Last week saw the release of the latest offering in one of the hottest and oldest series in cinema: James Bond. The phrase “shaken, not stirred” is one of the most overly familiar, yet pleasantly evocative, lines associated with the James Bond film franchise. One of the most emblematic, seemingly timeless cultural images associated with the series is the timeless, suave and cool cocktail, the martini.
To famed journalist and infamous boozer H.L. Mencken, it was “the only American invention as perfect as a sonnet,” while to the novelist and historian Bernard DeVoto, the martini was “the supreme American gift to world culture.” Perhaps Soviet Premier Nikita Khrushchev got nearer the mark when he referred to the martini as “the U.S.A.’s most lethal weapon.” This, at least, is closer to the Cold War era in which James Bond originated.
The martini substantially predates Bond, but surely owes its general popularity more to the films than to whoever came up with the drink. Like so many of the best classic cocktails, the exact origins of the martini are obscure and hotly debated among those who enjoy debating such things.
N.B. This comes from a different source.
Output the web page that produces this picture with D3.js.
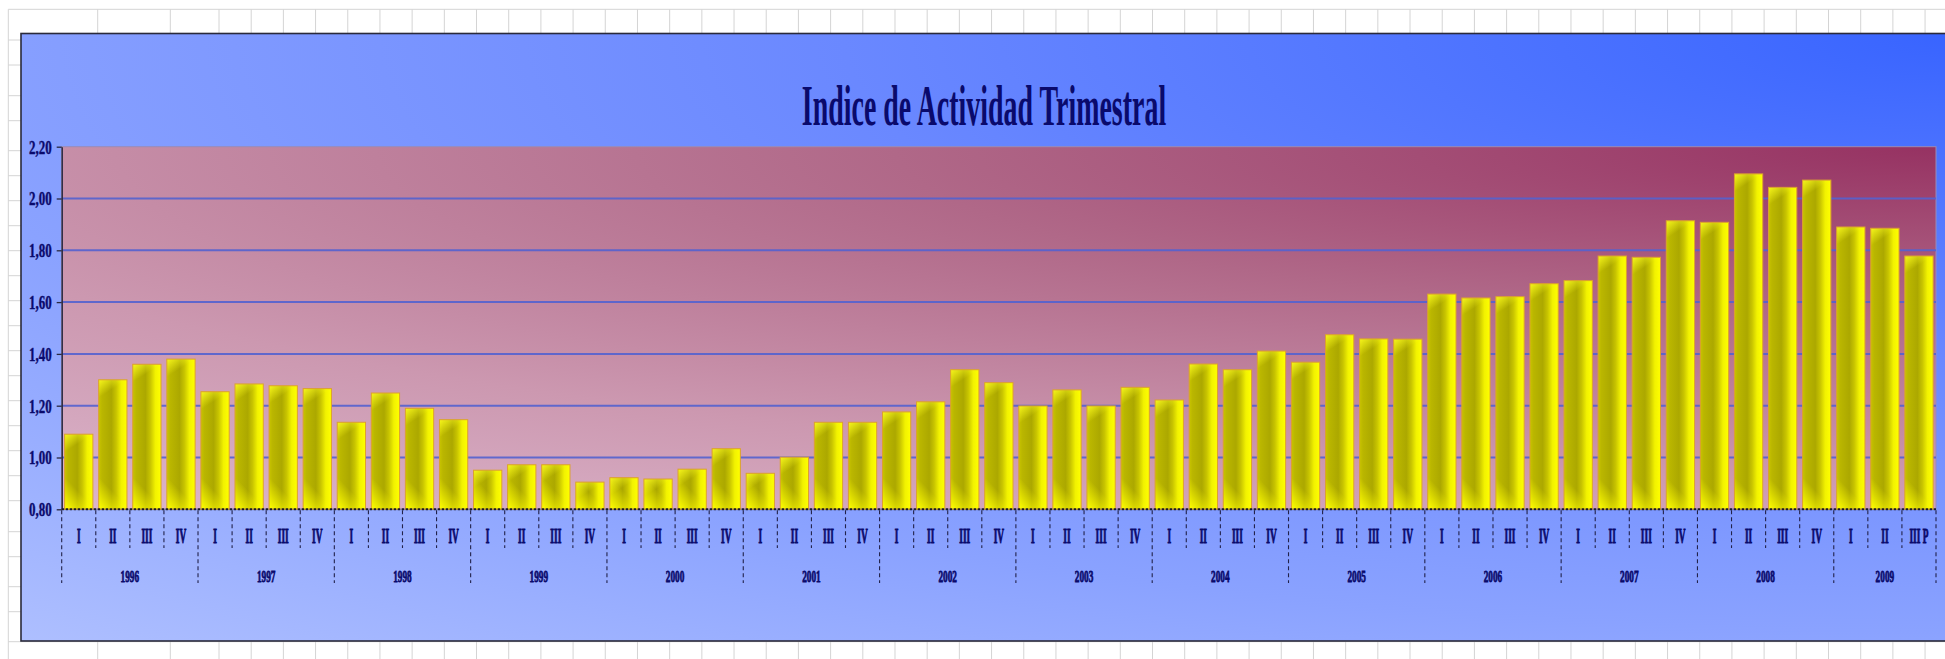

What continues to sustain interest in the martini is the drink itself, not its pedigree. It’s a simple yet sublime concoction of gin and dry vermouth, perhaps with some bitters and either a lemon twist or green olives. But not everyone is into so classic a formula.
Bond preferred a vodka martini, shaken, not stirred. At least that’s what he drinks in the films.
The real Bond — that is to say, the original fictional Bond as written by author Ian Fleming — nearly always ordered his mixed drinks double, and then drank all sorts of things— gin, vodka, bourbon, champagne (especially the pink variety), etc. Although his drink of choice was a martini, his most personal version was an unusual concoction of his own devising. He eventually named it “Vesper,” for Bond girl Vesper Lynd. Fleming has Bond describe the drink in the very first Bond novel, 1953’s Casino Royale:
‘‘A dry martini,” he said. “One. In a deep champagne goblet.”
‘‘Just a moment. Three measures of Gordon’s [gin], one of vodka, half a measure of Kina Lillet. Shake it very well until it’s ice-cold, then add a large thin slice of lemon peel. Got it?’’
‘‘Certainly, monsieur.” The barman seemed pleased with the idea.
What was it the writer and poet Dorothy Parker famously said? “I like to have a martini,/Two at the very most./After three, I’m under the table,/After four, I’m under my host.”
Keep in mind that connoisseurs have very definite ideas about every aspect of every nuance of their martinis. Like whether it should be shaken or stirred, served with bitters or without, garnished with a twist of lemon, a couple of olives (making it a “deep dish olive pie”), or nothing at all — not to mention the more fundamental question of gin versus vodka, and to what ratio it should be mixed with vermouth. Those who drink martinis regularly tend to have very definite ideas about all these things. In matters of taste, however, the only opinion that counts is your own — or rather, whoever is paying for your drinks.
Here then are a couple of recipes to get you started. With each of these, the ice should be as finger-numbingly cold as possible, as should your martini glasses and cocktail shaker or mixing glass. Whether shaking or mixing, fill the shaker at least 2/3 full with hard, cracked ice, and vigorously shake or stir until beads of condensation form on the outside of the mixing glass, then strain into the pre-chilled cocktail glasses.
Stir 2 ½ ounces of gin (any decent quality London dry gin will do, such as Bombay, Tanqueray, Miller’s, etc., depending on your tastes) or vodka (the smoother the better) and a ½ ounce of dry vermouth, then strain and serve. Garnish with a twist of lemon zest or anywhere from one to three green olives.
The Luis Buñuel Martini
Spanish surrealist film director Luis Buñuel practically lived off these: Fill shaker or mixing glass with ice and pour in a few drops of Noilly Prat brand dry vermouth (Buñuel was explicit about his vermouth; not kosher alas, but the kosher options seem to work just as well) along with half a demitasse or bar spoon of Angostura bitters; Shake or stir; then drain so that the only vermouth and bitters remaining is what coats the inside of the shaker and the ice. Add the gin, shake or stir, then strain and serve. Garnish with a couple of green olives.